[Data block]
################
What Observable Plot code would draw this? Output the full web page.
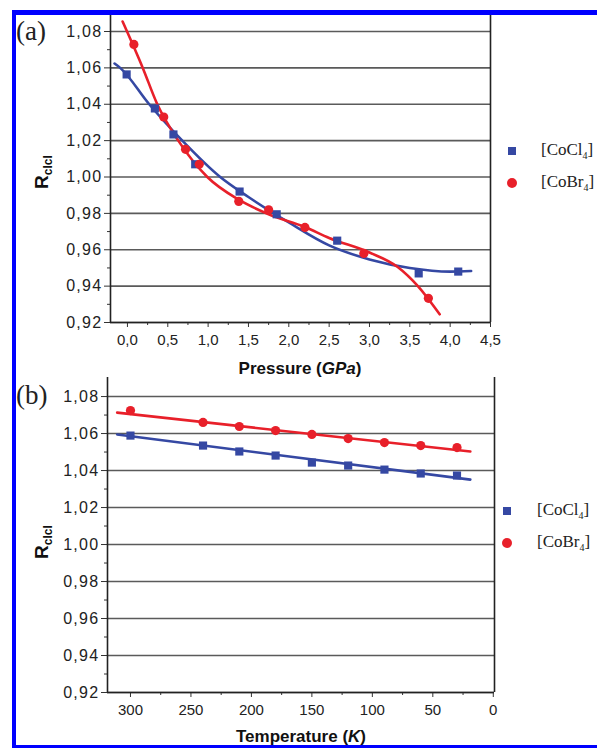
<!DOCTYPE html>
<html><head><meta charset="utf-8">
<script src="https://cdn.jsdelivr.net/npm/d3@7"></script>
<script src="https://cdn.jsdelivr.net/npm/@observablehq/plot@0.6"></script>
<style>
body{margin:0;background:#fff;}
#fig{position:relative;width:597px;height:748px;overflow:hidden;background:#fff;font-family:"Liberation Sans",Arial,sans-serif;}
#fig svg{position:absolute;left:0;}
#fig svg g[aria-label="y-axis tick label"] text{letter-spacing:1.3px;}
.bar{position:absolute;background:#0000ff;z-index:5;}
.plab{position:absolute;font-family:"Liberation Serif","Times New Roman",serif;font-size:27px;color:#222;line-height:1;}
.ylab{position:absolute;transform:translate(-50%,-50%) rotate(-90deg);font-weight:bold;font-size:19px;color:#111;white-space:nowrap;}
.ylab sub{font-size:12px;font-weight:bold;}
.xlab{position:absolute;transform:translateX(-50%);font-weight:bold;font-size:17px;color:#111;white-space:nowrap;line-height:1;}
.leg{position:absolute;font-family:"Liberation Serif","Times New Roman",serif;font-size:17px;color:#222;white-space:nowrap;transform:translateY(-50%);line-height:1;}
.leg sub{font-size:10px;}
.sym{position:absolute;transform:translate(-50%,-50%);}
</style>
</head><body>
<div id="fig"></div>
<script>
// ---------- Data (a): pressure ----------
const pressureCl = [-0.01, 0.34, 0.57, 0.84, 1.39, 1.85, 2.6, 3.61, 4.1];
const rClPressure = [1.0564, 1.0377, 1.0234, 1.007, 0.992, 0.9795, 0.965, 0.947, 0.948];
const pressureBr = [0.08, 0.45, 0.72, 0.89, 1.38, 1.75, 2.2, 2.93, 3.73];
const rBrPressure = [1.0729, 1.033, 1.0152, 1.007, 0.9866, 0.982, 0.9723, 0.958, 0.9333];
const fitClPressureX = [-0.16, -0.09, 0.27, 0.68, 1.15, 1.5, 2.0, 2.5, 3.0, 3.5, 4.0, 4.26];
const fitClPressureY = [1.0624, 1.06, 1.04, 1.02, 1.0, 0.989, 0.975, 0.9624, 0.9547, 0.950, 0.948, 0.9483];
const fitBrPressureX = [-0.06, 0.19, 0.37, 0.63, 0.99, 1.38, 1.75, 2.2, 2.5, 3.0, 3.35, 3.6, 3.87];
const fitBrPressureY = [1.0855, 1.06, 1.04, 1.02, 1.0, 0.9875, 0.9795, 0.9725, 0.9665, 0.9585, 0.9505, 0.940, 0.9245];
const pressureTicks = [0, 0.5, 1, 1.5, 2, 2.5, 3, 3.5, 4, 4.5];
const pressureMinor = [0.25, 0.75, 1.25, 1.75, 2.25, 2.75, 3.25, 3.75, 4.25];

// ---------- Data (b): temperature ----------
const temperature = [300, 240, 210, 180, 150, 120, 90, 60, 30];
const rClTemp = [1.0589, 1.0535, 1.0503, 1.0481, 1.0443, 1.0427, 1.0405, 1.0384, 1.0373];
const rBrTemp = [1.0724, 1.066, 1.0638, 1.0616, 1.0595, 1.0573, 1.0551, 1.0535, 1.0524];
const fitTempX = [311, 19];
const fitClTempY = [1.0595, 1.0351];
const fitBrTempY = [1.0713, 1.0503];
const tempTicks = [300, 250, 200, 150, 100, 50, 0];
const tempMinor = [275, 225, 175, 125, 75, 25];

// ---------- Shared y ticks ----------
const rTicks = [0.92, 0.94, 0.96, 0.98, 1.00, 1.02, 1.04, 1.06, 1.08];
const rMinor = [0.93, 0.95, 0.97, 0.99, 1.01, 1.03, 1.05, 1.07];

const BLUE = "#3548a3", RED = "#e8202a";
const comma = (d, n) => d.toFixed(n).replace(".", ",");
const zip = (xs, ys) => xs.map((x, i) => ({x, y: ys[i]}));

function panel({xDomain, yDomain, xTicks, xMinor, xFmt, margins, height, marks}) {
  return Plot.plot({
    width: 597, height,
    marginLeft: margins[0], marginRight: margins[1], marginTop: margins[2], marginBottom: margins[3],
    x: {domain: xDomain}, y: {domain: yDomain},
    style: {fontFamily: "Liberation Sans, Arial, sans-serif", fontSize: "15px", color: "#222", background: "transparent", overflow: "visible"},
    marks: [
      Plot.gridY(rTicks, {stroke: "#5a5a5a", strokeOpacity: 1, strokeWidth: 1.6}),
      Plot.axisY(rTicks, {tickSize: 6, tickPadding: 2, tickFormat: d => comma(d, 2), label: null, fontSize: 16, stroke: "#333"}),
      Plot.axisY(rMinor, {tickSize: 3, tickFormat: () => "", label: null, stroke: "#333"}),
      Plot.axisX(xTicks, {tickSize: 5, tickPadding: 7, tickFormat: xFmt, label: null, fontSize: 15, stroke: "#333"}),
      Plot.axisX(xMinor, {tickSize: 3, tickFormat: () => "", label: null, stroke: "#333"}),
      Plot.ruleX(xDomain, {stroke: "#222", strokeWidth: 1.6}),
      Plot.ruleY([yDomain[0]], {stroke: "#222", strokeWidth: 1.6}),
      ...marks
    ]
  });
}

const fig = document.getElementById("fig");

const plotA = panel({
  xDomain: [-0.21, 4.5], yDomain: [0.92, 1.0888],
  xTicks: pressureTicks, xMinor: pressureMinor, xFmt: d => comma(d, 1),
  margins: [110, 107, 15, 58], height: 380,
  marks: [
    Plot.line(zip(fitClPressureX, fitClPressureY), {x: "x", y: "y", stroke: BLUE, strokeWidth: 2.6, curve: "monotone-x"}),
    Plot.line(zip(fitBrPressureX, fitBrPressureY), {x: "x", y: "y", stroke: RED, strokeWidth: 2.6, curve: "monotone-x"}),
    Plot.dot(zip(pressureCl, rClPressure), {x: "x", y: "y", symbol: "square", r: 4.6, fill: BLUE}),
    Plot.dot(zip(pressureBr, rBrPressure), {x: "x", y: "y", symbol: "circle", r: 4.6, fill: RED})
  ]
});
plotA.style.top = "0px";
fig.appendChild(plotA);

const plotB = panel({
  xDomain: [319, -1], yDomain: [0.92, 1.0903],
  xTicks: tempTicks, xMinor: tempMinor, xFmt: d => String(d),
  margins: [107, 103, 7, 56], height: 378,
  marks: [
    Plot.line(zip(fitTempX, fitClTempY), {x: "x", y: "y", stroke: BLUE, strokeWidth: 2.6}),
    Plot.line(zip(fitTempX, fitBrTempY), {x: "x", y: "y", stroke: RED, strokeWidth: 2.6}),
    Plot.dot(zip(temperature, rClTemp), {x: "x", y: "y", symbol: "square", r: 4.6, fill: BLUE}),
    Plot.dot(zip(temperature, rBrTemp), {x: "x", y: "y", symbol: "circle", r: 4.6, fill: RED})
  ]
});
plotB.style.top = "370px";
fig.appendChild(plotB);

function add(cls, html, css) {
  const d = document.createElement("div");
  d.className = cls; d.innerHTML = html;
  Object.assign(d.style, css);
  fig.appendChild(d);
  return d;
}
// blue frame of the cropped figure
add("bar", "", {left: "12px", top: "10px", width: "597px", height: "5px"});
add("bar", "", {left: "12px", top: "10px", width: "4px", height: "748px"});
add("bar", "", {left: "12px", top: "745px", width: "597px", height: "4px"});

// panel labels
add("plab", "(a)", {left: "16px", top: "18px"});
add("plab", "(b)", {left: "16px", top: "382px"});

// y labels
add("ylab", "R<sub>clcl</sub>", {left: "43px", top: "172px"});
add("ylab", "R<sub>clcl</sub>", {left: "43px", top: "542px"});

// x labels
add("xlab", "Pressure (<i>GPa</i>)", {left: "300px", top: "360px"});
add("xlab", "Temperature (<i>K</i>)", {left: "301px", top: "728px"});

// legends
const legA = [[151, BLUE, "square", "[CoCl<sub>4</sub>]"], [183, RED, "circle", "[CoBr<sub>4</sub>]"]];
legA.forEach(([y, c, s, t]) => {
  add("sym", "", {left: "512px", top: y + "px", width: s === "square" ? "8px" : "10px", height: s === "square" ? "8px" : "10px", background: c, borderRadius: s === "circle" ? "50%" : "0"});
  add("leg", t, {left: "541px", top: y + "px"});
});
const legB = [[511, BLUE, "square", "[CoCl<sub>4</sub>]"], [543, RED, "circle", "[CoBr<sub>4</sub>]"]];
legB.forEach(([y, c, s, t]) => {
  add("sym", "", {left: "507px", top: y + "px", width: s === "square" ? "8px" : "10px", height: s === "square" ? "8px" : "10px", background: c, borderRadius: s === "circle" ? "50%" : "0"});
  add("leg", t, {left: "537px", top: y + "px"});
});
</script>
</body></html>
################
From the first line above down to the line with "3.25, 3.75, 4.25];", reproduce every line and no others, omitting pictures.

What Observable Plot code would draw this? Output the full web page.
<!DOCTYPE html>
<html><head><meta charset="utf-8">
<script src="https://cdn.jsdelivr.net/npm/d3@7"></script>
<script src="https://cdn.jsdelivr.net/npm/@observablehq/plot@0.6"></script>
<style>
body{margin:0;background:#fff;}
#fig{position:relative;width:597px;height:748px;overflow:hidden;background:#fff;font-family:"Liberation Sans",Arial,sans-serif;}
#fig svg{position:absolute;left:0;}
#fig svg g[aria-label="y-axis tick label"] text{letter-spacing:1.3px;}
.bar{position:absolute;background:#0000ff;z-index:5;}
.plab{position:absolute;font-family:"Liberation Serif","Times New Roman",serif;font-size:27px;color:#222;line-height:1;}
.ylab{position:absolute;transform:translate(-50%,-50%) rotate(-90deg);font-weight:bold;font-size:19px;color:#111;white-space:nowrap;}
.ylab sub{font-size:12px;font-weight:bold;}
.xlab{position:absolute;transform:translateX(-50%);font-weight:bold;font-size:17px;color:#111;white-space:nowrap;line-height:1;}
.leg{position:absolute;font-family:"Liberation Serif","Times New Roman",serif;font-size:17px;color:#222;white-space:nowrap;transform:translateY(-50%);line-height:1;}
.leg sub{font-size:10px;}
.sym{position:absolute;transform:translate(-50%,-50%);}
</style>
</head><body>
<div id="fig"></div>
<script>
// ---------- Data (a): pressure ----------
const pressureCl = [-0.01, 0.34, 0.57, 0.84, 1.39, 1.85, 2.6, 3.61, 4.1];
const rClPressure = [1.0564, 1.0377, 1.0234, 1.007, 0.992, 0.9795, 0.965, 0.947, 0.948];
const pressureBr = [0.08, 0.45, 0.72, 0.89, 1.38, 1.75, 2.2, 2.93, 3.73];
const rBrPressure = [1.0729, 1.033, 1.0152, 1.007, 0.9866, 0.982, 0.9723, 0.958, 0.9333];
const fitClPressureX = [-0.16, -0.09, 0.27, 0.68, 1.15, 1.5, 2.0, 2.5, 3.0, 3.5, 4.0, 4.26];
const fitClPressureY = [1.0624, 1.06, 1.04, 1.02, 1.0, 0.989, 0.975, 0.9624, 0.9547, 0.950, 0.948, 0.9483];
const fitBrPressureX = [-0.06, 0.19, 0.37, 0.63, 0.99, 1.38, 1.75, 2.2, 2.5, 3.0, 3.35, 3.6, 3.87];
const fitBrPressureY = [1.0855, 1.06, 1.04, 1.02, 1.0, 0.9875, 0.9795, 0.9725, 0.9665, 0.9585, 0.9505, 0.940, 0.9245];
const pressureTicks = [0, 0.5, 1, 1.5, 2, 2.5, 3, 3.5, 4, 4.5];
const pressureMinor = [0.25, 0.75, 1.25, 1.75, 2.25, 2.75, 3.25, 3.75, 4.25];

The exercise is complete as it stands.